Comment author: CCC 05 September 2012 06:55:11AM -5 points [-]

In the first case, starting with p such that the highest power of 2 that divides p is an integer power of 2 (2^k for some integer k); then the highest power of 2 that divides p² is 2^2k; then the highest power of 2 that divides 2q² is also 2^2k; then the highest power of 2 that divides q is 2^(2k-1); therefore q must be a multiple of 2^(k-0.5); a noninteger power of 2.

This implies that there is a number 2^(0.5). It makes no claims as to whether or not this number is rational, or integer; it merely claims that such a number must exist. (Consider: if I had started instead with the equation x²-4=0, I would have ended up showing that a number of the form 4^(0.5) must exist - that number is rational, is indeed an integer).

Now, I think I can prove that an integer q which is a multiple of 2^(k-0.5) but which is not a multiple of 2^k, for integer k, does not exist; but I can only complete that proof by knowing in advance that 2^0.5 is irrational, so I can't use it to prove the irrationality of 2^0.5. I can easily prove that a rational number of the form 4^(k-0.5) for integer k does exist; indeed, an infinite number of such numbers exist (examples include 2, 8, 32).

No matter how forcefully that first passage conveys the irrationality of √2, it does not prove it.

Comment author: VKS 05 September 2012 07:28:16AM *  1 point [-]

The paragraph, of course, was talking about integer powers of 2 that divide p. As in, the largest number 2^k such that 2^k divides p and k is an integer.

The largest real power of 2 that divides p is, of course, p itself, as 2^log_2(p) = p.

Comment author: alex_zag_al 05 September 2012 03:45:39AM 5 points [-]

At the Princeton graduate school, the physics department and the math department shared a common lounge, and every day at four o'clock we would have tea. It was a way of relaxing in the afternoon, in addition to imitating an English college. People would sit around playing Go, or discussing theorems. In those days topology was the big thing.

I still remember a guy sitting on the couch, thinking very hard, and another guy standing in front of him saying, "And therefore such-and-such is true.

"Why is that?" the guy on the couch asks.

"It's trivial! It's trivial!" the standing guy says, and he rapidly reels off a series of logical steps: "First you assume thus-and-so, then we have Kerchoff's this-and-that, then there's Waffenstoffer's Theorem, and we substitute this and construct that. Now you put the vector which goes around here and then thus-and-so . . ." The guy on the couch is struggling to understand all this stuff, which goes on at high speed for about fifteen minutes!

Finally the standing guy comes out the other end, and the guy on the couch says, "Yeah, yeah. It's trivial."

We physicists were laughing, trying to figure them out. We decided that "trivial" means "proved." So we joked with the mathematicians: "We have a new theorem -- that mathematicians can only prove trivial theorems, because every theorem that's proved is trivial."
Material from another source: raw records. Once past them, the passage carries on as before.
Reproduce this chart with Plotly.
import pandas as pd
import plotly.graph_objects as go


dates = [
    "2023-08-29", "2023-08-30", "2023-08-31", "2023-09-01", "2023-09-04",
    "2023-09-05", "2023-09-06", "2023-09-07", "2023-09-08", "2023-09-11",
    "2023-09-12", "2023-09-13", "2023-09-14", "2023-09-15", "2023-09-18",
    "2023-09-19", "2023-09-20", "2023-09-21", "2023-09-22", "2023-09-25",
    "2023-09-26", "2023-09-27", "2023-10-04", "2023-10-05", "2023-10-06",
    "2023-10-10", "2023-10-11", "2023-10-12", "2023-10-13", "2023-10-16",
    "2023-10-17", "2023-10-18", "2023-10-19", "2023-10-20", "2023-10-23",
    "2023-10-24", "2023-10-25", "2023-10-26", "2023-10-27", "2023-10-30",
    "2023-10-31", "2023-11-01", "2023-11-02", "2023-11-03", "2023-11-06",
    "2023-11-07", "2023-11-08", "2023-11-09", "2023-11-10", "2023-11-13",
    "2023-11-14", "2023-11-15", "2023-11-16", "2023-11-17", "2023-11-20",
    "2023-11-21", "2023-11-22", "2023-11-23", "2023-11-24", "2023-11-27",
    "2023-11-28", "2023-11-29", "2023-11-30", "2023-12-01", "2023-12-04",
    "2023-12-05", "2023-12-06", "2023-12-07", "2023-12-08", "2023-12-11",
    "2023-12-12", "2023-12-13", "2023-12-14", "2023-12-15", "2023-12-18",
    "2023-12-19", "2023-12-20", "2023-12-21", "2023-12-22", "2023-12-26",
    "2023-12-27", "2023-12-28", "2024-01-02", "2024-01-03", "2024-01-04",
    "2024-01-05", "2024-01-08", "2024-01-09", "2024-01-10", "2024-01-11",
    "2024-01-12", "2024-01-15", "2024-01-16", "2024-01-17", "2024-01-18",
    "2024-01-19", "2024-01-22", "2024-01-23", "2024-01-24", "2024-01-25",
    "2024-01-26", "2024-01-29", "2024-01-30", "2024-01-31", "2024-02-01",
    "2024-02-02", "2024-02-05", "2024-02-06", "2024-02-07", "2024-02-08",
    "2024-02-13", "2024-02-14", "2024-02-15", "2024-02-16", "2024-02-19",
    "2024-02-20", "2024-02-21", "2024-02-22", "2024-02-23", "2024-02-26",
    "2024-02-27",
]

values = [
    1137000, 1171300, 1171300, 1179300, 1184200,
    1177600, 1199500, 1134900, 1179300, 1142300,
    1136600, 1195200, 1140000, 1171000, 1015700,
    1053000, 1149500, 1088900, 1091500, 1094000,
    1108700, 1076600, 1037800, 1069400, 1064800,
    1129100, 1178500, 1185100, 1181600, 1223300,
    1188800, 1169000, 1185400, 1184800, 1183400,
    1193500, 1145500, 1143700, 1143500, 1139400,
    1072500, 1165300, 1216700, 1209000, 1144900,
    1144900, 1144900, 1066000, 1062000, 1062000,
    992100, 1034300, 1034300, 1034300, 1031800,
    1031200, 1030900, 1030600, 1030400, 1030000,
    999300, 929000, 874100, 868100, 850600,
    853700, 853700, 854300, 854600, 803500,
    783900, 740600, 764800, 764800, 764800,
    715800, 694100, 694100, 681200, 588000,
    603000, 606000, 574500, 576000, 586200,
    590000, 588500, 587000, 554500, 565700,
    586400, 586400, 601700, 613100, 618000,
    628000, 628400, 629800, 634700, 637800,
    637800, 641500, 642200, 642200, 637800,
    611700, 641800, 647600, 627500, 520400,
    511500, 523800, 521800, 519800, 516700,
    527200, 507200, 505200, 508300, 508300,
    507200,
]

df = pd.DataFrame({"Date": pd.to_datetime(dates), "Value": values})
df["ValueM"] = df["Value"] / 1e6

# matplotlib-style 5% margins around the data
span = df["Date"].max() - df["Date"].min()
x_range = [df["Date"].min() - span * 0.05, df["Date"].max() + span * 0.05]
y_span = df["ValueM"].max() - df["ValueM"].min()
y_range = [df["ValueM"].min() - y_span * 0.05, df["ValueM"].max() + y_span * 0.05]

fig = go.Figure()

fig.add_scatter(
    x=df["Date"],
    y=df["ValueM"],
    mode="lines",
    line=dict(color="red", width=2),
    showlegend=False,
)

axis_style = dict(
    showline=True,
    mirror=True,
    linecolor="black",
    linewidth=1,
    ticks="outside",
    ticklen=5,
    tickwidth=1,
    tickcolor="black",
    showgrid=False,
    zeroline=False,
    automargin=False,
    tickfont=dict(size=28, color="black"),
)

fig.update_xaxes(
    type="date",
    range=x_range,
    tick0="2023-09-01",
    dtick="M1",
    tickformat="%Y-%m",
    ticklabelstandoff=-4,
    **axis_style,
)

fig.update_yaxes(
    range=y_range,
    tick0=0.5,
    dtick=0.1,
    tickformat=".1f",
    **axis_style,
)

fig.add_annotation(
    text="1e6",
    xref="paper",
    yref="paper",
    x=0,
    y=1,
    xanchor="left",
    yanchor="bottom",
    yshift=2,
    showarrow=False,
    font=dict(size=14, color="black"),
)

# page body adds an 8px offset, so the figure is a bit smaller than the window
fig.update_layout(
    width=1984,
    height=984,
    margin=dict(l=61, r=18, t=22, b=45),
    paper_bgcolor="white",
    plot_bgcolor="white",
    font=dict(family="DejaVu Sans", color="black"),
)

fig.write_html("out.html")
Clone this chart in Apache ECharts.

The mathematicians didn't like that theorem, and I teased them about it. I said there are never any surprises -- that the mathematicians only prove things that are obvious.

From "Surely You're Joking, Mr. Feynman!": Adventures of a Curious Character

Comment author: VKS 05 September 2012 07:12:06AM *  5 points [-]

The view, I think, is that anything you can prove immediately off the top of your head is trivial. No matter how much you have to know. So, sometimes you get conditional trivialities, like "this is trivial if you know this and that, but I don't know how to get this and that from somesuch...".

Comment author: VKS 04 September 2012 11:51:02PM *  23 points [-]

After I spoke at the 2005 "Mathematics and Narrative" conference in Mykonos, a suggestion was made that proofs by contradiction are the mathematician's version of irony. I'm not sure I agree with that: when we give a proof by contradiction, we make it very clear that we are discussing a counterfactual, so our words are intended to be taken at face value. But perhaps this is not necessary. Consider the following passage.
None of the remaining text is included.